Regulators are becoming increasingly concerned about the high fees major exchanges charge for market data and the ability they have to restrict access to competitors.
The revenues exchanges generate from market data has long been a point of issue for their asset manager and market maker clients. Real-time, historical, summary and reference data that exchanges provide is crucial for activities such as trading, investments, reporting and auditing.
Over the past decade, exchanges have turned to data as a key source of revenue after trading in Europe became fragmented with the majority of trades now executed over-the-counter (OTC). They argue the fees they charge for data are reasonable and are subject to competitive price pressure.
According to Burton-Taylor International Consulting, exchanges’ market data revenue rose 12.1% to $3.3bn in 2014 alone while traditional data venues grew just 4.1% over the same period. Data now accounts for a fifth of global exchange revenues at $6bn, up from $1bn in 2005.
As Octavio Marenzi, CEO of Opimas, said: “The profits that exchanges generate from market data have come under intense scrutiny in recent years, with broker-dealers and asset managers complaining bitterly about what they consider to be exorbitant, monopolistic fees.”
As a result, regulators have started to take a closer look at whether the “monopolistic” fees are justified.
Earlier this year, the Financial Conduct Authority (FCA), as part of a dear CEO letter to benchmark administrators, highlighted how some firms operate across different parts of the value chain meaning they have the ability to limit or charge competitors higher fees for their data. Examples of this include the London Stock Exchange owning FTSE Russell or Euronext offering a full index suite.
Furthermore, the European Securities and Markets Authority (ESMA) launched a consultation in which it found MiFID II, which came into effect on 3 January 2018, has not delivered on its objective to lower the prices of market data.
Under MiFID II, exchanges are required to publish market data "on a reasonable commercial basis" and make data free of charge 15 minutes after publication.
Exchanges stressed to ESMA that the changes in the cost of market data were "a natural consequence of the structural changes in the market" with the introduction of more electronic trading.
The December 2019 report said: "Trading venues stressed that those changes require...constant investment in hardware and software by trading venues and other data providers. Furthermore, trading venues and Approved Publication Arrangements (APAs) consider that MiFID II/MiFIR created a need for adaptation to regulatory requirements that had an impact on data provision."

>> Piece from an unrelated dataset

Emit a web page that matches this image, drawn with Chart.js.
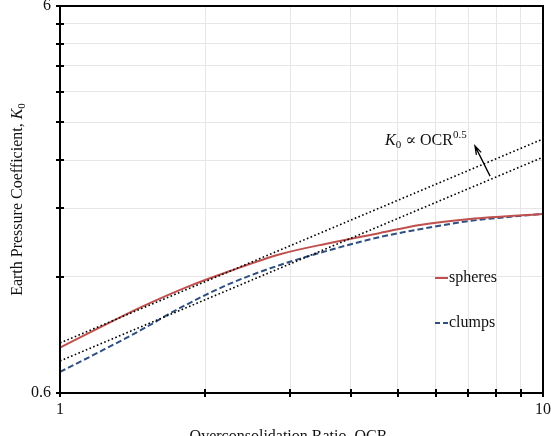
<!DOCTYPE html>
<html>
<head>
<meta charset="utf-8">
<script src="https://cdn.jsdelivr.net/npm/chart.js@4/dist/chart.umd.min.js"></script>
<style>
  html, body { margin: 0; padding: 0; background: #fff; overflow: hidden; }
  #wrap { width: 551px; height: 436px; position: relative; }
</style>
</head>
<body>
<div id="wrap"><canvas id="chart"></canvas></div>
<script>
// data (log-log axes)
const OCR_SPHERES = [1, 1.216, 1.472, 1.841, 2.249, 2.855, 3.623, 4.6, 5.56, 7.06, 10];
const K_SPHERES = [0.786, 0.889, 1.0, 1.13, 1.24, 1.37, 1.465, 1.555, 1.631, 1.69, 1.741];

const OCR_CLUMPS = [1, 1.216, 1.472, 1.772, 2.249, 2.855, 3.623, 4.6, 5.56, 7.06, 10];
const K_CLUMPS = [0.68, 0.77, 0.873, 0.995, 1.15, 1.285, 1.405, 1.518, 1.59, 1.67, 1.741];

// two K0 ~ OCR^0.5 guide lines
const OCR_GUIDE = [1, 10];
const K_GUIDE_UPPER = [0.808, 2.72];
const K_GUIDE_LOWER = [0.726, 2.44];

const X_TICKS = [1, 2, 3, 4, 5, 6, 7, 8, 9, 10];
const X_TICK_LABELS = ["1", "", "", "", "", "", "", "", "", "10"];
const Y_TICKS = [0.6, 1.2, 1.8, 2.4, 3, 3.6, 4.2, 4.8, 5.4, 6];
const Y_TICK_LABELS = ["0.6", "", "", "", "", "", "", "", "", "6"];

const SERIES_NAMES = ["spheres", "clumps"];
const X_TITLE = "Overconsolidation Ratio, OCR";
const Y_TITLE = "Earth Pressure Coefficient, ";

// annotation: arrow (tip, tail) and label anchor, in data units
const ARROW_TIP = [7.23, 2.61];
const ARROW_TAIL = [7.77, 2.18];
const NOTE_ANCHOR = [4.71, 2.62];

const RED = "#C0504D";
const BLUE = "#2F4F80";
const SERIF = "'Liberation Serif', 'DejaVu Serif', serif";

function pts(xs, ys) {
  return xs.map((x, i) => ({ x: x, y: ys[i] }));
}

const decor = {
  id: "decor",
  afterDraw(chart) {
    const ctx = chart.ctx;
    const a = chart.chartArea;
    const xs = chart.scales.x;
    const ys = chart.scales.y;
    ctx.save();

    // frame
    ctx.strokeStyle = "#000";
    ctx.lineWidth = 2;
    ctx.strokeRect(a.left, a.top, a.right - a.left, a.bottom - a.top);

    // tick marks crossing the axes
    ctx.beginPath();
    Y_TICKS.forEach((v) => {
      const py = Math.round(ys.getPixelForValue(v));
      ctx.moveTo(a.left - 4, py);
      ctx.lineTo(a.left + 4, py);
    });
    X_TICKS.forEach((v) => {
      const px = Math.round(xs.getPixelForValue(v));
      ctx.moveTo(px, a.bottom - 4);
      ctx.lineTo(px, a.bottom + 4);
    });
    ctx.stroke();

    // legend inside plot
    const lx = a.left + 375;
    const entries = [
      { name: SERIES_NAMES[0], color: RED, dash: [], y: a.top + 272 },
      { name: SERIES_NAMES[1], color: BLUE, dash: [5, 3], y: a.top + 317 },
    ];
    ctx.font = "16px " + SERIF;
    ctx.textBaseline = "alphabetic";
    entries.forEach((e) => {
      ctx.beginPath();
      ctx.setLineDash(e.dash);
      ctx.strokeStyle = e.color;
      ctx.lineWidth = 2;
      ctx.moveTo(lx, e.y);
      ctx.lineTo(lx + 13, e.y);
      ctx.stroke();
      ctx.setLineDash([]);
      ctx.fillStyle = "#111";
      ctx.fillText(e.name, lx + 14, e.y + 4);
    });

    // annotation arrow
    const tx = xs.getPixelForValue(ARROW_TIP[0]);
    const ty = ys.getPixelForValue(ARROW_TIP[1]);
    const bx = xs.getPixelForValue(ARROW_TAIL[0]);
    const by = ys.getPixelForValue(ARROW_TAIL[1]);
    const ang = Math.atan2(ty - by, tx - bx);
    ctx.strokeStyle = "#000";
    ctx.lineWidth = 1.3;
    ctx.beginPath();
    ctx.moveTo(bx, by);
    ctx.lineTo(tx, ty);
    ctx.moveTo(tx - 9 * Math.cos(ang - 0.3), ty - 9 * Math.sin(ang - 0.3));
    ctx.lineTo(tx, ty);
    ctx.lineTo(tx - 9 * Math.cos(ang + 0.3), ty - 9 * Math.sin(ang + 0.3));
    ctx.stroke();

    // annotation label: K0 ∝ OCR^0.5
    let nx = xs.getPixelForValue(NOTE_ANCHOR[0]);
    const ny = ys.getPixelForValue(NOTE_ANCHOR[1]);
    ctx.fillStyle = "#111";
    ctx.font = "italic 16px " + SERIF;
    ctx.fillText("K", nx, ny);
    nx += ctx.measureText("K").width;
    ctx.font = "11px " + SERIF;
    ctx.fillText("0", nx, ny + 3);
    nx += ctx.measureText("0").width + 4;
    ctx.font = "16px " + SERIF;
    ctx.fillText("\u221D OCR", nx, ny);
    nx += ctx.measureText("\u221D OCR").width;
    ctx.font = "11px " + SERIF;
    ctx.fillText("0.5", nx, ny - 7);

    // x title (cut by the bottom edge, as in the reference)
    ctx.font = "16px " + SERIF;
    ctx.textAlign = "center";
    ctx.fillText(X_TITLE, (a.left + a.right) / 2 - 13, a.bottom + 48);

    // y title, rotated, with italic K and subscript 0
    ctx.save();
    ctx.translate(22, (a.top + a.bottom) / 2);
    ctx.rotate(-Math.PI / 2);
    ctx.textAlign = "left";
    ctx.font = "16px " + SERIF;
    const w1 = ctx.measureText(Y_TITLE).width;
    ctx.font = "italic 16px " + SERIF;
    const w2 = ctx.measureText("K").width;
    ctx.font = "11px " + SERIF;
    const w3 = ctx.measureText("0").width;
    let sx = -(w1 + w2 + w3) / 2;
    ctx.font = "16px " + SERIF;
    ctx.fillText(Y_TITLE, sx, 0);
    sx += w1;
    ctx.font = "italic 16px " + SERIF;
    ctx.fillText("K", sx, 0);
    sx += w2;
    ctx.font = "11px " + SERIF;
    ctx.fillText("0", sx, 3);
    ctx.restore();

    ctx.restore();
  },
};

new Chart(document.getElementById("chart"), {
  type: "scatter",
  data: {
    datasets: [
      {
        label: "guide upper",
        data: pts(OCR_GUIDE, K_GUIDE_UPPER),
        showLine: true,
        borderColor: "#000",
        borderWidth: 1.6,
        borderDash: [1.6, 2.4],
        pointRadius: 0,
      },
      {
        label: "guide lower",
        data: pts(OCR_GUIDE, K_GUIDE_LOWER),
        showLine: true,
        borderColor: "#000",
        borderWidth: 1.6,
        borderDash: [1.6, 2.4],
        pointRadius: 0,
      },
      {
        label: SERIES_NAMES[0],
        data: pts(OCR_SPHERES, K_SPHERES),
        showLine: true,
        borderColor: RED,
        borderWidth: 2,
        pointRadius: 0,
        cubicInterpolationMode: "monotone",
      },
      {
        label: SERIES_NAMES[1],
        data: pts(OCR_CLUMPS, K_CLUMPS),
        showLine: true,
        borderColor: BLUE,
        borderWidth: 2,
        borderDash: [6, 3],
        pointRadius: 0,
        cubicInterpolationMode: "monotone",
      },
    ],
  },
  options: {
    responsive: true,
    maintainAspectRatio: false,
    animation: false,
    devicePixelRatio: 1,
    layout: { padding: { top: 6, right: 8, left: 0, bottom: 0 } },
    plugins: {
      legend: { display: false },
      tooltip: { enabled: false },
    },
    scales: {
      x: {
        type: "logarithmic",
        min: 1,
        max: 10,
        afterBuildTicks: (scale) => {
          scale.ticks = X_TICKS.map((v) => ({ value: v }));
        },
        afterFit: (scale) => {
          scale.height = 43;
          // labels may overflow the edges, as in the reference
          scale.paddingLeft = 0;
          scale.paddingRight = 0;
        },
        ticks: {
          autoSkip: false,
          maxRotation: 0,
          padding: 7,
          color: "#111",
          font: { family: SERIF, size: 16 },
          callback: (value, index) => X_TICK_LABELS[index],
        },
        grid: { color: "#e6e6e6", lineWidth: 1, drawTicks: false },
        border: { display: true, color: "#000", width: 2 },
      },
      y: {
        type: "logarithmic",
        min: 0.6,
        max: 6,
        afterBuildTicks: (scale) => {
          scale.ticks = Y_TICKS.map((v) => ({ value: v }));
        },
        afterFit: (scale) => {
          scale.width = 60;
          scale.paddingTop = 0;
          scale.paddingBottom = 0;
        },
        ticks: {
          autoSkip: false,
          padding: 9,
          color: "#111",
          font: { family: SERIF, size: 16 },
          callback: (value, index) => Y_TICK_LABELS[index],
        },
        grid: { color: "#e6e6e6", lineWidth: 1, drawTicks: false },
        border: { display: true, color: "#000", width: 2 },
      },
    },
  },
  plugins: [decor],
});
</script>
</body>
</html>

Despite this, however, the asset manager's concerns were heard with ESMA revealing plans to “start working on supervisory guidance on the application of the provision to provide market data on a reasonable commercial basis and towards improving the quality of OTC data”.
The European regulator has already started to crack down on exchanges’ data revenues. Highlighting this, two of Europe’s biggest exchanges, Nasdaq and Spain’s Bolsas y Marcados Españoles (BME), were investigated by ESMA last year due to high data revenues. Nasdaq generated an estimated $390m from data in 2018 while BME earned €66.7m.

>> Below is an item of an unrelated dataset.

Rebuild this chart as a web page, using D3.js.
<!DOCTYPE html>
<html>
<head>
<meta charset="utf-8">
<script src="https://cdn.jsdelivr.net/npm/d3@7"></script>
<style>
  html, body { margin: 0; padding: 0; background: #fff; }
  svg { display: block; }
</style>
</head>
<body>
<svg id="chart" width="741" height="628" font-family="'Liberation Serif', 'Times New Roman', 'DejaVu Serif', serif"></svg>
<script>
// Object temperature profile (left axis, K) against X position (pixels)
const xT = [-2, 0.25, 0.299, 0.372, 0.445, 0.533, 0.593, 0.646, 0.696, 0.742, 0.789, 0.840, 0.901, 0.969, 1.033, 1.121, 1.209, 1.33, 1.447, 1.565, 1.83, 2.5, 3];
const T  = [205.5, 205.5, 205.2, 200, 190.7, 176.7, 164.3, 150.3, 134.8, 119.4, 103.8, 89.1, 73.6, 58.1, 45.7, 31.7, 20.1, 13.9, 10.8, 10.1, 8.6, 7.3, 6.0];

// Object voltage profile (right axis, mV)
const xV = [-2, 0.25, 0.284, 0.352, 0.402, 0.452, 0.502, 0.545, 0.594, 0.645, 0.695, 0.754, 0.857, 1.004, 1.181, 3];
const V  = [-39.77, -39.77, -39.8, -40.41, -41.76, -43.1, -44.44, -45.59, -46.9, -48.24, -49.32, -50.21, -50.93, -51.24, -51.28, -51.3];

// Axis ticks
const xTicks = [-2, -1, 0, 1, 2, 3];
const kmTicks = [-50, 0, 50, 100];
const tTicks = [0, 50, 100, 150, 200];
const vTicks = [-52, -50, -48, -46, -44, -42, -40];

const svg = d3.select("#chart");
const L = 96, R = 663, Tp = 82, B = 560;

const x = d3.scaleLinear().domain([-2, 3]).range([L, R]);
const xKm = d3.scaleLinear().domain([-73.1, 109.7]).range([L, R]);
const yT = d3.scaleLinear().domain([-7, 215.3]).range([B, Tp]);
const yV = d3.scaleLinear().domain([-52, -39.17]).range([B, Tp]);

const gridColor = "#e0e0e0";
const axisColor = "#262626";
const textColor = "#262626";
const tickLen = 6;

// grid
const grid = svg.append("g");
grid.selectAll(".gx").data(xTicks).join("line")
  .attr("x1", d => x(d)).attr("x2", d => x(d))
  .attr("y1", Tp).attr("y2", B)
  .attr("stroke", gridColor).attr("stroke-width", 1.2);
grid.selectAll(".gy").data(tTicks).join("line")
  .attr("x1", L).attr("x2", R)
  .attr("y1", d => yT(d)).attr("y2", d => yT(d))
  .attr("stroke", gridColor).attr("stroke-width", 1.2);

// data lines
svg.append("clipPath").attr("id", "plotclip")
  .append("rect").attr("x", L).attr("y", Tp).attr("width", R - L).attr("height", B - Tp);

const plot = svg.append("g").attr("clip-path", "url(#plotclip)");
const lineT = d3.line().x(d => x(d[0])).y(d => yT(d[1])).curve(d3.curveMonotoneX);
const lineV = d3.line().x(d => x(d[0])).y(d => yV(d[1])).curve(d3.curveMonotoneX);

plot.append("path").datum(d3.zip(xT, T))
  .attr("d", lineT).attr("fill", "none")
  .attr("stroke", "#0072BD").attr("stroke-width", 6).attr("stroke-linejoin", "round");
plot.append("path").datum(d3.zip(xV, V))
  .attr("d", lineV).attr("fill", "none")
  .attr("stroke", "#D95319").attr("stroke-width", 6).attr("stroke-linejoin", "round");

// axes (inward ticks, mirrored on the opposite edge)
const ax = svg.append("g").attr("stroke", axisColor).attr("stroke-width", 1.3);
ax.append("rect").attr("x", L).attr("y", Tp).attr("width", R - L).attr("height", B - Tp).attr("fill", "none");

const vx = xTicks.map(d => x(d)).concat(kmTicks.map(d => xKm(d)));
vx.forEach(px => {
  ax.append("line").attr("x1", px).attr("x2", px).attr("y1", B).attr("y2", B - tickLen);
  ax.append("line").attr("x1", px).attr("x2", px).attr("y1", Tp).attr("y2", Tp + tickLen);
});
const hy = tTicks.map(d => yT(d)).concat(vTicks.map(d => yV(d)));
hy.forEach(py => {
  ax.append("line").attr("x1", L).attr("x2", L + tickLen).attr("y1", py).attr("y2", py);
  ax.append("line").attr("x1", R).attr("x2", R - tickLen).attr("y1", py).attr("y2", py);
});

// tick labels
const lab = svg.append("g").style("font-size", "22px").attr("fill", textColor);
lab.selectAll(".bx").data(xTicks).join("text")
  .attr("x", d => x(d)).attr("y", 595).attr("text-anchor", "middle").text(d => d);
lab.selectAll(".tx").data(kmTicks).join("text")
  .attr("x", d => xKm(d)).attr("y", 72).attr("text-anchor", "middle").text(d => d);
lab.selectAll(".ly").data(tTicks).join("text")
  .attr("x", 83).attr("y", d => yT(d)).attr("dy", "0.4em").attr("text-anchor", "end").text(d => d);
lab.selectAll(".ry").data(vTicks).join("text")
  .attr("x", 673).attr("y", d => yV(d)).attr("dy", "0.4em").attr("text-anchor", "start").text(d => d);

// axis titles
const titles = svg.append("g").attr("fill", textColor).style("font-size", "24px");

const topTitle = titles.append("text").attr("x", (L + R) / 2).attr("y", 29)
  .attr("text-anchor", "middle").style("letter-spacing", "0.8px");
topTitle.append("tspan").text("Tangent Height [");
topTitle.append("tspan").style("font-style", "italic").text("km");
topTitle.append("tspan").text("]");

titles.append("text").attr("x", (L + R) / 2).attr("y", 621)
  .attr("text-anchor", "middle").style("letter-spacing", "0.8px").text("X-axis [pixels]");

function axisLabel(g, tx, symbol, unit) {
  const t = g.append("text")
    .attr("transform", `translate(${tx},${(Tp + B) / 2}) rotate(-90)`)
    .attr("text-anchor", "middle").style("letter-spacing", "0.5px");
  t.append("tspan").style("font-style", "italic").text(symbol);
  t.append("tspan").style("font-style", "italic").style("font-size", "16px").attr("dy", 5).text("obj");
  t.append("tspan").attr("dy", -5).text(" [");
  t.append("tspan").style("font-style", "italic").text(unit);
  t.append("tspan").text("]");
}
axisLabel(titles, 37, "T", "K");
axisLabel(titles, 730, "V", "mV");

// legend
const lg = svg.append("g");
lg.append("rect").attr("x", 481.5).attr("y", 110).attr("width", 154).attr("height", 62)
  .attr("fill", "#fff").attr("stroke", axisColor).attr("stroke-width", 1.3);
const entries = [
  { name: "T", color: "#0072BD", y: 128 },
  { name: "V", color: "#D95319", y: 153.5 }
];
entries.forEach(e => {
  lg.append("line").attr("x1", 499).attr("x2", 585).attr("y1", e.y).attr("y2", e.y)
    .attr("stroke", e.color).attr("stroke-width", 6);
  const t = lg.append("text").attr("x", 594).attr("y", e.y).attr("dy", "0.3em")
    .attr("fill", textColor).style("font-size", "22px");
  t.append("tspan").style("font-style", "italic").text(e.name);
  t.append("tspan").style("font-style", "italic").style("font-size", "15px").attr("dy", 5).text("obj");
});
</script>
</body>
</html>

Across the pond, US exchanges are also under pressure from the Securities and Exchange Commission (SEC) which has already blocked fee increases by the New York Stock Exchange and Nasdaq in 2018.

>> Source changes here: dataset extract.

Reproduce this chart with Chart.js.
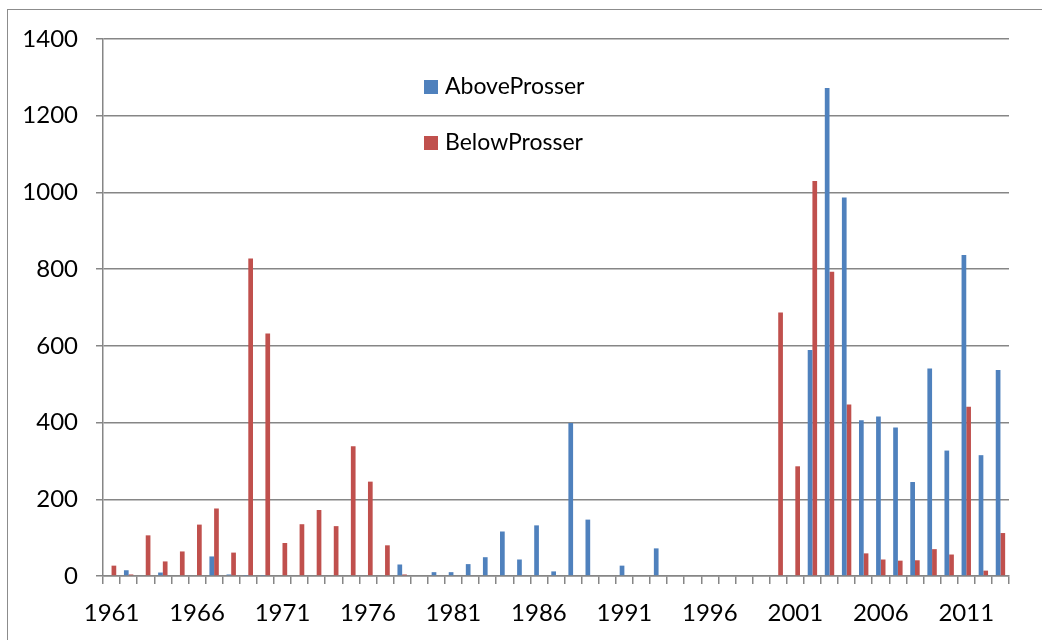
<!DOCTYPE html>
<html>
<head>
<meta charset="utf-8">
<script src="https://cdn.jsdelivr.net/npm/chart.js@4.4.1/dist/chart.umd.min.js"></script>
<style>
  html, body { margin: 0; padding: 0; background: #fff; overflow: hidden; }
  #wrap { position: relative; width: 1042px; height: 640px; }
  #frame {
    position: absolute; left: 7px; top: 9px; width: 1100px; height: 700px;
    border: 1.5px solid #8c8c8c; pointer-events: none;
  }
</style>
</head>
<body>
<div id="wrap">
  <canvas id="chart" width="1042" height="640"></canvas>
  <div id="frame"></div>
</div>
<script>
const years = [];
for (let y = 1961; y <= 2013; y++) years.push(String(y));

const aboveProsser = [
  0, 15, 0, 9, 0, 0, 51, 4, 1, 1,          // 1961-1970
  0, 0, 0, 0, 0, 0, 0, 30, 0, 10,          // 1971-1980
  10, 31, 49, 116, 43, 132, 12, 399, 147, 0, // 1981-1990
  27, 0, 72, 0, 0, 0, 0, 0, 0, 0,          // 1991-2000
  0, 589, 1272, 987, 406, 416, 387, 245, 541, 327, // 2001-2010
  837, 315, 537                            // 2011-2013
];
const belowProsser = [
  27, 4, 106, 38, 64, 134, 176, 61, 828, 632, // 1961-1970
  86, 135, 172, 130, 338, 246, 80, 4, 0, 0,   // 1971-1980
  0, 0, 0, 0, 0, 0, 0, 0, 0, 0,               // 1981-1990
  0, 0, 0, 0, 0, 0, 0, 0, 0, 687,             // 1991-2000
  286, 1030, 793, 447, 59, 43, 40, 41, 70, 56, // 2001-2010
  441, 14, 112                                // 2011-2013
];
const yTicks = [0, 200, 400, 600, 800, 1000, 1200, 1400];

const blue = "#4F81BD";
const red = "#C0504D";
const gridColor = "#868686";
const font = "Lato";

// legend drawn inside the plot, like the Excel original
const insideLegend = {
  id: "insideLegend",
  afterDraw(chart) {
    const c = chart.ctx;
    const items = [
      { text: "AboveProsser", color: blue, y: 87 },
      { text: "BelowProsser", color: red, y: 143 },
    ];
    c.save();
    c.font = "23px " + font;
    c.textBaseline = "middle";
    items.forEach((it) => {
      c.fillStyle = it.color;
      c.fillRect(424, it.y - 7, 14, 14);
      c.fillStyle = "#000";
      c.fillText(it.text, 445, it.y);
    });
    c.restore();
  },
};

new Chart(document.getElementById("chart"), {
  type: "bar",
  data: {
    labels: years,
    datasets: [
      { label: "AboveProsser", data: aboveProsser, backgroundColor: blue, categoryPercentage: 0.55, barPercentage: 1 },
      { label: "BelowProsser", data: belowProsser, backgroundColor: red, categoryPercentage: 0.55, barPercentage: 1 },
    ],
  },
  options: {
    responsive: false,
    animation: false,
    layout: { padding: { left: 0, right: 33, top: 39, bottom: 0 } },
    plugins: { legend: { display: false }, tooltip: { enabled: false } },
    scales: {
      x: {
        afterFit: (s) => { s.height = 64; },
        grid: { drawOnChartArea: false, drawTicks: true, tickLength: 8, color: gridColor, lineWidth: 1.5, offset: true },
        border: { color: gridColor, width: 1.5 },
        ticks: {
          autoSkip: false,
          maxRotation: 0,
          color: "#000",
          font: { family: font, size: 24 },
          padding: 15,
          callback: (v, i) => (i % 5 === 0 ? years[i] : ""),
        },
      },
      y: {
        min: 0,
        max: 1400,
        afterFit: (s) => { s.width = 103; },
        afterBuildTicks: (s) => { s.ticks = yTicks.map((v) => ({ value: v })); },
        grid: { color: gridColor, lineWidth: 1.5, tickLength: 7 },
        border: { color: gridColor, width: 1.5 },
        ticks: { color: "#000", font: { family: font, size: 24 }, padding: 18, callback: (v) => String(v) },
      },
    },
  },
  plugins: [insideLegend],
});
</script>
</body>
</html>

This increasingly active role was highlighted when the US regulator announced plans to overhaul market data distribution in February in order to make the landscape more competitive.
For Tobias Sproehnle, CEO of Moorgate Benchmarks, it is not only the high fees exchanges charge but also the process for licensing data to index providers that is a major issue.
“There are many factors that currently stifle innovation in the index ecosystem but the fact that the major exchanges own index providers that are dominant in their space is definitely the biggest one,” he added.
“It is about time regulators have a closer look at the licensing behaviour and fee levels from exchanges to index providers.”
Regulation, innovation and fee pressures: European ETF industry outlook 2020
However, some good news for asset managers and market makers is they are winning the battle, according to an Opimas research note entitled Exchanges and Market Data – How Much Money Is Being Made?.
The report concluded: “US and EU exchanges will have to contend with far greater regulatory oversight in regards to their pricing for market data, although the form that this will take is not clear yet.
“At the moment, the broker-dealers and asset managers who have complained so loudly about the cost of market data appear to be gaining the upper hand, with exchanges fighting a rear-guard battle to stave off regulators, who are intent on limiting how much exchanges earn with market data.”